In order to elevate the education profession, educators must be more concerned about learner success and not tenure or seniority--thus, time-clock. Educators must be willing to take the time to tailor curriculum to the learner's abilities and not force the learner to conform to left-brain traditional teaching practices. Educators must learn to be--more than simple bureaucrats--enlightened social servants with well-rounded knowledge of history, science, math, foreign languages, technology in order to promote a better society.

With respect to enlightened social servants, educators must advocate for humanistic educational practices tied to legal compliance on behalf of those individuals whose minds are being formed by said educators.

Only with a change of consciousness in the educational profession will our profession be respected, revered, and admired.

Audrey's picture
Anonymous (not verified)

I honestly can not believe how fixated we are on teacher dress codes. It is plainly obvious that teachers should dress appropriately, but is that the only standard for having others treat us professionally? I'm concerned that there are bigger fish to fry than whether I wear a suit to school each day. Just yesterday, I had a doctor's appointment - since we continuously seem to reference doctors - who presented himself in scrubs. Now, I don't know about you, but I've worn hospital pants to bed, so aren't scrubs the equivalent to pajamas?

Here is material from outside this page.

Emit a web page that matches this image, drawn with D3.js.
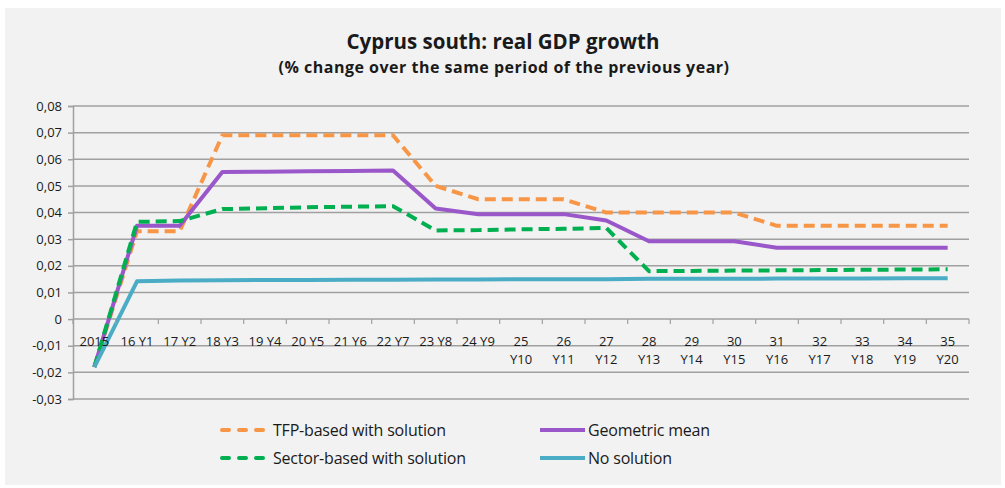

Is wardrobe the true indicator of professionalism? Let's not ignore his years of medical school and residency all because he arrived in an outfit that resembles bed linens. How else can we earn the respect of the community?

Tina Sieverding, Bellevue, IA's picture
Anonymous (not verified)

Jaclyn, I have to say I completely agree with you when you discussed your concerns on this topic. My stand on teacher dress code is similar to yours. I wear nice casual, sometimes dressy clothing depending on the day and activities planned. I don't think a person should be judged on their clothes, but rather on their performance. People are entitled to their own opinions, but the only opinions I concern myself with are the opinions of my students. Some people are quick to judge other, even though they have no idea what's all involved in the teaching profession. I also completley agree on how our creative canvas is getting smaller, because of all the state and district mandates. We are expected to do so much more, in the same amount of time. We do what they ask and still try to put our creative twist on things when the curriculum and time allows. We have challenges in our profession that the critics don't experience or even know about. It's frustrating to hear what some other people think of our profession. I am proud to be a teacher, because I know what I do everyday to make a difference in the lives of the children I teach.